I know that you and I have had this conversation in person, and after thinking about it, the only explanation I can come up with for my fellow Conservative Pro-Lifers' behaviors is that they believe that once the child is born, there are enough people who support its presence that they no longer have to be as responsible for its successful growth. But abortion! No one feels as strongly about it as they do! If they don't stop it, no one will, and the child will be lost! Once the child has been born, though, then more people start to care (because the heartless bastards only consider it a child once it's born), and they can rest knowing they've done their part by making sure the child has made it this far.

I'm not saying it's a good explanation. It's just what I can come up with.

I personally wish that a fraction of the millions spent on abortions (or, for that matter, pro-life and pro-choice rallies/protests/propaganda) would be put toward overhauling the adoption process. There are so many couples out there who would love to adopt and love an unwanted child who can't afford to do so in America because it's such an expensive hassle.

Max Nova said...

What was the phrase Hilary used "safe, legal and rare," or something to that effect? I agree with that sentiment.

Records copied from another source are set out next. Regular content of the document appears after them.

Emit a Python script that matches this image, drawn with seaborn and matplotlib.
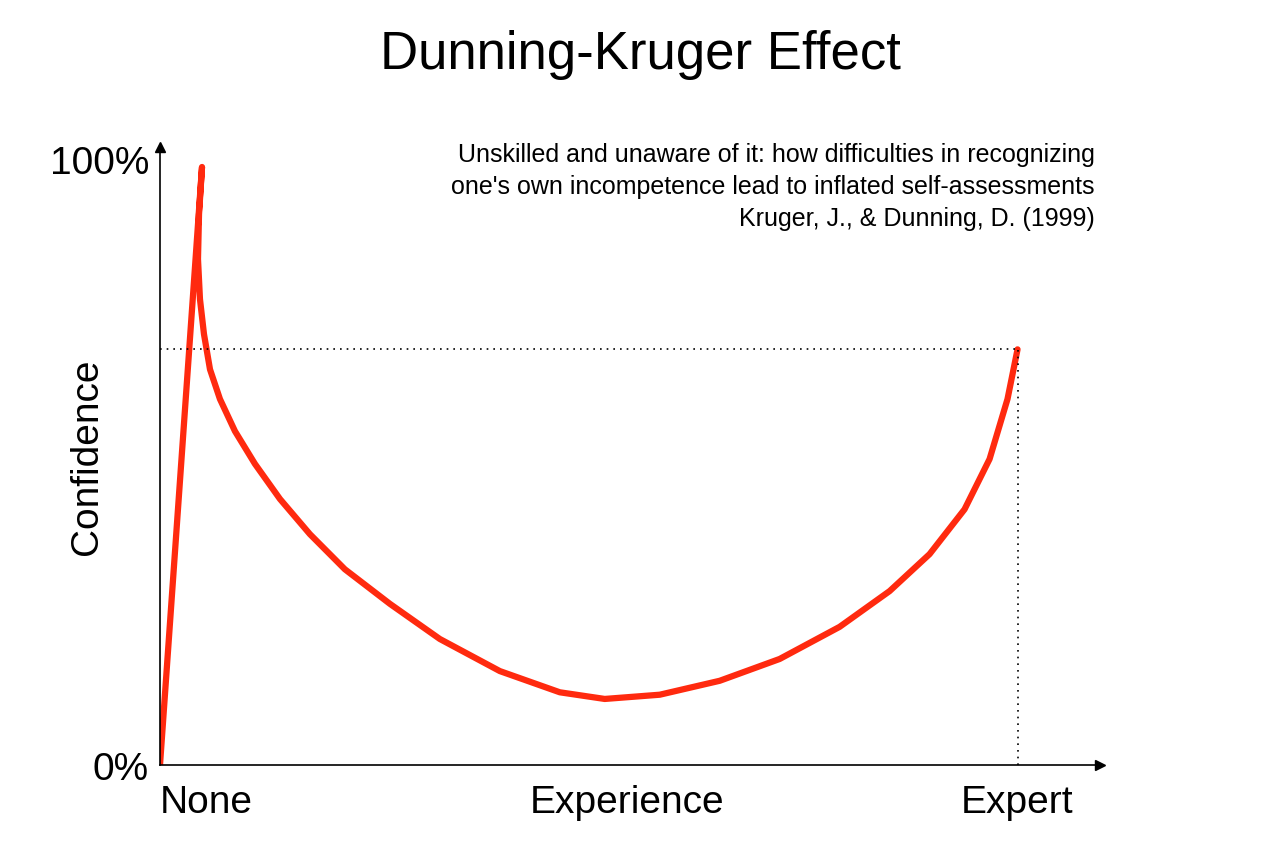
import matplotlib
matplotlib.use("Agg")
import matplotlib.pyplot as plt
import seaborn as sns
import pandas as pd

sns.set_style("white")
plt.rcParams['font.family'] = ['Liberation Sans', 'DejaVu Sans']

# curve: experience (fraction of expert), confidence (%)
experience = [0.0, 0.049, 0.0455, 0.0443, 0.0466, 0.0513, 0.0583, 0.0699, 0.0874, 0.1107,
              0.1399, 0.1748, 0.2156, 0.2681, 0.3263, 0.3963, 0.4662, 0.5186, 0.5828,
              0.6527, 0.7226, 0.7925, 0.8508, 0.8974, 0.9382, 0.9674, 0.9883, 1.0]
confidence = [0.0, 98.7, 90.9, 83.5, 76.9, 71.1, 65.3, 60.4, 55.1, 49.7,
              43.9, 38.1, 32.3, 26.6, 20.8, 15.5, 12.0, 10.9, 11.6,
              13.9, 17.5, 22.8, 28.7, 34.8, 42.2, 50.5, 60.4, 68.6]
expert_conf = 68.6
xticks = [0.0, 0.545, 1.0]
xlabels = ["None", "Experience", "Expert"]

df = pd.DataFrame({"x": experience, "y": confidence})

fig = plt.figure(figsize=(12.8, 8.53), dpi=100)
ax = fig.add_axes([0.125, 0.102, 0.734, 0.7245])
sns.lineplot(data=df, x="x", y="y", sort=False, color="#ff2a0f", linewidth=4.5, ax=ax)
ax.set_xlim(0, 1.0956)
ax.set_ylim(0, 102)
ax.plot([0, 1.0], [expert_conf, expert_conf], ls=(0, (1, 3)), color="black", lw=1.2)
ax.plot([1.0, 1.0], [0, expert_conf], ls=(0, (1, 3)), color="black", lw=1.2)
for s in ["top", "right"]:
    ax.spines[s].set_visible(False)
for s in ["left", "bottom"]:
    ax.spines[s].set_color("black")
    ax.spines[s].set_linewidth(1.2)
ax.plot(1, 0, ">k", transform=ax.get_yaxis_transform(), clip_on=False, markersize=7)
ax.plot(0, 1, "^k", transform=ax.get_xaxis_transform(), clip_on=False, markersize=7)
ax.set_xticks(xticks)
ax.set_xticklabels(xlabels, fontsize=28, color="black")
ax.get_xticklabels()[0].set_ha("left")
ax.set_yticks([0, 100])
ax.set_yticklabels(["0%", "100%"], fontsize=28, color="black")
ax.tick_params(axis="x", length=0, pad=14)
ax.tick_params(axis="y", length=0, pad=8)
ax.set_xlabel("")
ax.set_ylabel("Confidence", fontsize=28, color="black", labelpad=-40)
fig.text(0.5, 0.935, "Dunning-Kruger Effect", ha="center", va="center", fontsize=38, color="black")
fig.text(0.855, 0.832, "Unskilled and unaware of it: how difficulties in recognizing\n"
         "one's own incompetence lead to inflated self-assessments\n"
         "Kruger, J., & Dunning, D. (1999)", ha="right", va="top", fontsize=18,
         linespacing=1.4, multialignment="right", color="black")
fig.savefig("out.png", dpi=100)
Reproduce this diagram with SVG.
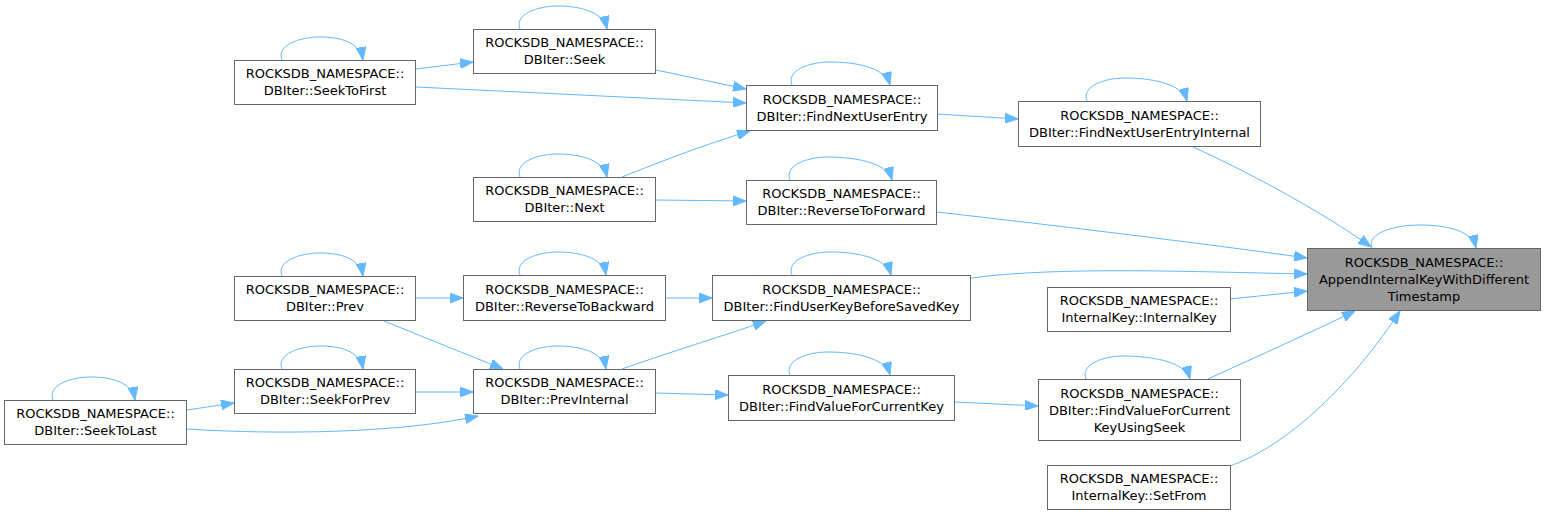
<svg xmlns="http://www.w3.org/2000/svg" width="1546" height="515" viewBox="0 0 1546 515">
<style>
.n rect{fill:#ffffff;stroke:#666666;stroke-width:1}
.m rect{fill:#999999;stroke:#666666;stroke-width:1}
text{font-family:"DejaVu Sans","Liberation Sans",sans-serif;font-size:13px;fill:#000000;text-anchor:middle}
.e path{fill:none;stroke:#63b8ff;stroke-width:1;marker-end:url(#ah)}
</style>
<defs>
<marker id="ah" markerUnits="userSpaceOnUse" markerWidth="13" markerHeight="10" viewBox="0 0 13 10" refX="13" refY="5" orient="auto">
<path d="M0,0 L13,5 L0,10 z" fill="#63b8ff" stroke="#63b8ff" stroke-width="1"/>
</marker>
</defs>
<rect width="1546" height="515" fill="#ffffff"/>
<g id="edges" class="e">
<path d="M416,69 L473,62"/>
<path d="M416,87 L746,103"/>
<path d="M656,70 L746,89"/>
<path d="M622,177 C660,162 700,146 750,131"/>
<path d="M937,114 L1018,119"/>
<path d="M1193,147 C1240,168 1320,210 1371,247"/>
<path d="M656,200 L746,201"/>
<path d="M937,212 C1060,226 1200,243 1307,258"/>
<path d="M416,298 L463,298"/>
<path d="M666,298 L712,298"/>
<path d="M971,278 C1060,266 1200,272 1307,274"/>
<path d="M1230,299 L1307,291"/>
<path d="M384,321 L503,369"/>
<path d="M622,369 C670,352 720,337 766,321"/>
<path d="M416,392 L473,392"/>
<path d="M187,410 L234,403"/>
<path d="M187,429 C280,435 400,433 478,416"/>
<path d="M656,393 L728,395"/>
<path d="M955,402 L1038,406"/>
<path d="M1208,379 C1260,355 1310,333 1355,311"/>
<path d="M1230,466 C1290,445 1355,380 1400,311"/>
<path d="M282,60 C276,45 300,37 320,37 C340,37 360,42 363,60"/>
<path d="M520,29 C514,14 538,6 558,6 C578,6 603,11 607,29"/>
<path d="M792,85 C786,70 810,62 830,62 C855,62 885,67 890,85"/>
<path d="M1087,101 C1081,86 1105,78 1125,78 C1150,78 1182,83 1187,101"/>
<path d="M520,177 C514,162 538,154 558,154 C578,154 603,159 607,177"/>
<path d="M790,180 C784,165 808,157 828,157 C853,157 887,162 892,180"/>
<path d="M282,276 C276,261 300,253 320,253 C340,253 360,258 363,276"/>
<path d="M520,275 C514,260 538,252 558,252 C578,252 603,257 606,275"/>
<path d="M792,275 C786,260 810,252 830,252 C855,252 886,257 891,275"/>
<path d="M1372,248 C1366,233 1395,225 1420,225 C1445,225 1472,230 1476,248"/>
<path d="M282,369 C276,354 300,346 320,346 C340,346 360,351 363,369"/>
<path d="M520,369 C514,354 538,346 558,346 C578,346 603,351 606,369"/>
<path d="M53,400 C47,385 71,377 91,377 C111,377 132,382 135,400"/>
<path d="M790,375 C784,360 808,352 828,352 C853,352 885,357 890,375"/>
<path d="M1086,379 C1080,364 1104,356 1124,356 C1149,356 1185,361 1190,379"/>
</g>
<g id="SeekToFirst" class="n"><rect x="234.5" y="60.5" width="181" height="44"/><text x="325" y="78">ROCKSDB_NAMESPACE::</text><text x="325" y="95">DBIter::SeekToFirst</text></g>
<g id="Seek" class="n"><rect x="473.5" y="29.5" width="182" height="44"/><text x="564.5" y="47">ROCKSDB_NAMESPACE::</text><text x="564.5" y="64">DBIter::Seek</text></g>
<g id="FindNextUserEntry" class="n"><rect x="746.5" y="85.5" width="191" height="45"/><text x="842" y="103.5">ROCKSDB_NAMESPACE::</text><text x="842" y="120.5">DBIter::FindNextUserEntry</text></g>
<g id="FindNextUserEntryInternal" class="n"><rect x="1018.5" y="101.5" width="242" height="45"/><text x="1139.5" y="119.5">ROCKSDB_NAMESPACE::</text><text x="1139.5" y="136.5">DBIter::FindNextUserEntryInternal</text></g>
<g id="Next" class="n"><rect x="473.5" y="177.5" width="182" height="44"/><text x="564.5" y="195">ROCKSDB_NAMESPACE::</text><text x="564.5" y="212">DBIter::Next</text></g>
<g id="ReverseToForward" class="n"><rect x="746.5" y="180.5" width="190" height="44"/><text x="841.5" y="198">ROCKSDB_NAMESPACE::</text><text x="841.5" y="215">DBIter::ReverseToForward</text></g>
<g id="Prev" class="n"><rect x="234.5" y="276.5" width="181" height="44"/><text x="325" y="294">ROCKSDB_NAMESPACE::</text><text x="325" y="311">DBIter::Prev</text></g>
<g id="ReverseToBackward" class="n"><rect x="463.5" y="275.5" width="202" height="45"/><text x="564.5" y="293.5">ROCKSDB_NAMESPACE::</text><text x="564.5" y="310.5">DBIter::ReverseToBackward</text></g>
<g id="FindUserKeyBeforeSavedKey" class="n"><rect x="712.5" y="275.5" width="258" height="45"/><text x="841.5" y="293.5">ROCKSDB_NAMESPACE::</text><text x="841.5" y="310.5">DBIter::FindUserKeyBeforeSavedKey</text></g>
<g id="InternalKey" class="n"><rect x="1047.5" y="287.5" width="183" height="44"/><text x="1139" y="305">ROCKSDB_NAMESPACE::</text><text x="1139" y="322">InternalKey::InternalKey</text></g>
<g id="AppendInternalKeyWithDifferentTimestamp" class="m"><rect x="1307.5" y="248.5" width="233" height="62"/><text x="1424" y="266.5">ROCKSDB_NAMESPACE::</text><text x="1424" y="283.5">AppendInternalKeyWithDifferent</text><text x="1424" y="300.5">Timestamp</text></g>
<g id="SeekForPrev" class="n"><rect x="234.5" y="369.5" width="181" height="44"/><text x="325" y="387">ROCKSDB_NAMESPACE::</text><text x="325" y="404">DBIter::SeekForPrev</text></g>
<g id="PrevInternal" class="n"><rect x="473.5" y="369.5" width="182" height="44"/><text x="564.5" y="387">ROCKSDB_NAMESPACE::</text><text x="564.5" y="404">DBIter::PrevInternal</text></g>
<g id="SeekToLast" class="n"><rect x="4.5" y="400.5" width="182" height="44"/><text x="95.5" y="418">ROCKSDB_NAMESPACE::</text><text x="95.5" y="435">DBIter::SeekToLast</text></g>
<g id="FindValueForCurrentKey" class="n"><rect x="728.5" y="375.5" width="226" height="45"/><text x="841.5" y="393.5">ROCKSDB_NAMESPACE::</text><text x="841.5" y="410.5">DBIter::FindValueForCurrentKey</text></g>
<g id="FindValueForCurrentKeyUsingSeek" class="n"><rect x="1038.5" y="379.5" width="202" height="61"/><text x="1139.5" y="397.5">ROCKSDB_NAMESPACE::</text><text x="1139.5" y="414.5">DBIter::FindValueForCurrent</text><text x="1139.5" y="431.5">KeyUsingSeek</text></g>
<g id="SetFrom" class="n"><rect x="1047.5" y="465.5" width="183" height="44"/><text x="1139" y="483">ROCKSDB_NAMESPACE::</text><text x="1139" y="500">InternalKey::SetFrom</text></g>
</svg>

Because if we've learned anything from American history is that making things illegal rarely gets rid of them, it generally just makes them more dangerous for those still doing them (ask Damo, he will agree).

Outlaw abortion and we go back to the back alleys. And more living alive humans will die that way.

Dennis said...

"When the man on the radio said it he was talking about being pro-life, or anti-abortion or however you choose to describe it, but at this point I feel like it has been reduced to a propoganda buzzphrase that just serves to make its opponents sound like a-holes.'

Yeah, I've always felt this way about both terms. Pro-life? Pro-Choice? Really? As if their opponents are anti-life or anti-choice.

From an anti-abortion person's standpoint I can certainly understand how it would be the number one priority. In their minds, abortion has accounted for the murder of 40-50 million Americans since Roe vs. Wade. That puts this issue on par with World War 2 as far as deaths caused. I don't think any of your suggestions come anywhere near that kind of impact.


I'm pro-choice in that I think people should be able to do what they want with their own bodies. The same way I think that you should be able to legally commit suicide, become a prostitute or sell your organs. However, I refuse to pick a camp in this argument because I don't agree with the way that either conducts itself. So, I just avoid it at all costs.

And so far that method has worked out pretty well.

David Pratt said...

Hey, I just found this buried in the Health Care bill:

(Sec. 10909) Increases from $10,000 to $13,170 the dollar limitation on: (1) the tax credit for adoption expenses; and (2) the tax exclusion for employer-provided adoption assistance. Allows an inflation adjustment to such limitation after 2010. Makes such credit refundable. Extends through 2011 the general terminating date of the Economic Growth and Tax Relief Reconciliation Act of 2001 with respect to such credit and exclusion.